§ Task directions: Write out the whole of the material exactly.

§ Stored data:
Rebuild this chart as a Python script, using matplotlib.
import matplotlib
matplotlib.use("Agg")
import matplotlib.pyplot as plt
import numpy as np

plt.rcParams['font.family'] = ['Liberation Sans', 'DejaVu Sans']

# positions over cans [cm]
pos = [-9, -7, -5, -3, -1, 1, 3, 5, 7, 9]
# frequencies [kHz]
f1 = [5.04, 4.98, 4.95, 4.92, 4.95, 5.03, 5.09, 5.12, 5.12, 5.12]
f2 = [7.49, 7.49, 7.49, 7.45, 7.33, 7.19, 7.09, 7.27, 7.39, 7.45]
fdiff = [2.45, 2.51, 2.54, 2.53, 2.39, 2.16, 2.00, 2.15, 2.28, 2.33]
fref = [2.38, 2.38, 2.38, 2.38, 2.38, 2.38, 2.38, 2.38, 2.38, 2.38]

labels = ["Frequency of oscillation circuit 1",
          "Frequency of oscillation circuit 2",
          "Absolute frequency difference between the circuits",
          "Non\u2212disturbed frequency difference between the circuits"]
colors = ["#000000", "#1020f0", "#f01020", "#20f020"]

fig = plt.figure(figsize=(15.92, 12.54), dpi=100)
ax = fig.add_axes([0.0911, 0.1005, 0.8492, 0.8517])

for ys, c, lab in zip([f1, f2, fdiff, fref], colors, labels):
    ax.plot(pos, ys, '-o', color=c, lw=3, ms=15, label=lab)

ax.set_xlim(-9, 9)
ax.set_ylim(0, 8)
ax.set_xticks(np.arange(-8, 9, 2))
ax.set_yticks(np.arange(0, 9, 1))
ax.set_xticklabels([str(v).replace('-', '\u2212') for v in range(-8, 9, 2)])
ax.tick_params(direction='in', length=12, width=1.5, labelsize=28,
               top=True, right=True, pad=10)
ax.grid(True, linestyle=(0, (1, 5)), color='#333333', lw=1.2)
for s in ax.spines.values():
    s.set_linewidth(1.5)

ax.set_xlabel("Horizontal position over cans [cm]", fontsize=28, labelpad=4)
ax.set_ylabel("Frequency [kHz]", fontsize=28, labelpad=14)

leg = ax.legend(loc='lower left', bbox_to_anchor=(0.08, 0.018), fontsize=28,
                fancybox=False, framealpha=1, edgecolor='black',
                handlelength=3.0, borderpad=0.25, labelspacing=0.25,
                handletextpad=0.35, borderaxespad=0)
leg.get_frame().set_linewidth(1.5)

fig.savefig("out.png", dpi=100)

§ Written answer:
Rebuild this chart as a Python script, using matplotlib.
import matplotlib
matplotlib.use("Agg")
import matplotlib.pyplot as plt
import numpy as np

plt.rcParams['font.family'] = ['Liberation Sans', 'DejaVu Sans']

# positions over cans [cm]
pos = [-9, -7, -5, -3, -1, 1, 3, 5, 7, 9]
# frequencies [kHz]
f1 = [5.04, 4.98, 4.95, 4.92, 4.95, 5.03, 5.09, 5.12, 5.12, 5.12]
f2 = [7.49, 7.49, 7.49, 7.45, 7.33, 7.19, 7.09, 7.27, 7.39, 7.45]
fdiff = [2.45, 2.51, 2.54, 2.53, 2.39, 2.16, 2.00, 2.15, 2.28, 2.33]
fref = [2.38, 2.38, 2.38, 2.38, 2.38, 2.38, 2.38, 2.38, 2.38, 2.38]

labels = ["Frequency of oscillation circuit 1",
          "Frequency of oscillation circuit 2",
          "Absolute frequency difference between the circuits",
          "Non\u2212disturbed frequency difference between the circuits"]
colors = ["#000000", "#1020f0", "#f01020", "#20f020"]

fig = plt.figure(figsize=(15.92, 12.54), dpi=100)
ax = fig.add_axes([0.0911, 0.1005, 0.8492, 0.8517])

for ys, c, lab in zip([f1, f2, fdiff, fref], colors, labels):
    ax.plot(pos, ys, '-o', color=c, lw=3, ms=15, label=lab)

ax.set_xlim(-9, 9)
ax.set_ylim(0, 8)
ax.set_xticks(np.arange(-8, 9, 2))
ax.set_yticks(np.arange(0, 9, 1))
ax.set_xticklabels([str(v).replace('-', '\u2212') for v in range(-8, 9, 2)])
ax.tick_params(direction='in', length=12, width=1.5, labelsize=28,
               top=True, right=True, pad=10)
ax.grid(True, linestyle=(0, (1, 5)), color='#333333', lw=1.2)
for s in ax.spines.values():
    s.set_linewidth(1.5)

ax.set_xlabel("Horizontal position over cans [cm]", fontsize=28, labelpad=4)
ax.set_ylabel("Frequency [kHz]", fontsize=28, labelpad=14)

leg = ax.legend(loc='lower left', bbox_to_anchor=(0.08, 0.018), fontsize=28,
                fancybox=False, framealpha=1, edgecolor='black',
                handlelength=3.0, borderpad=0.25, labelspacing=0.25,
                handletextpad=0.35, borderaxespad=0)
leg.get_frame().set_linewidth(1.5)

fig.savefig("out.png", dpi=100)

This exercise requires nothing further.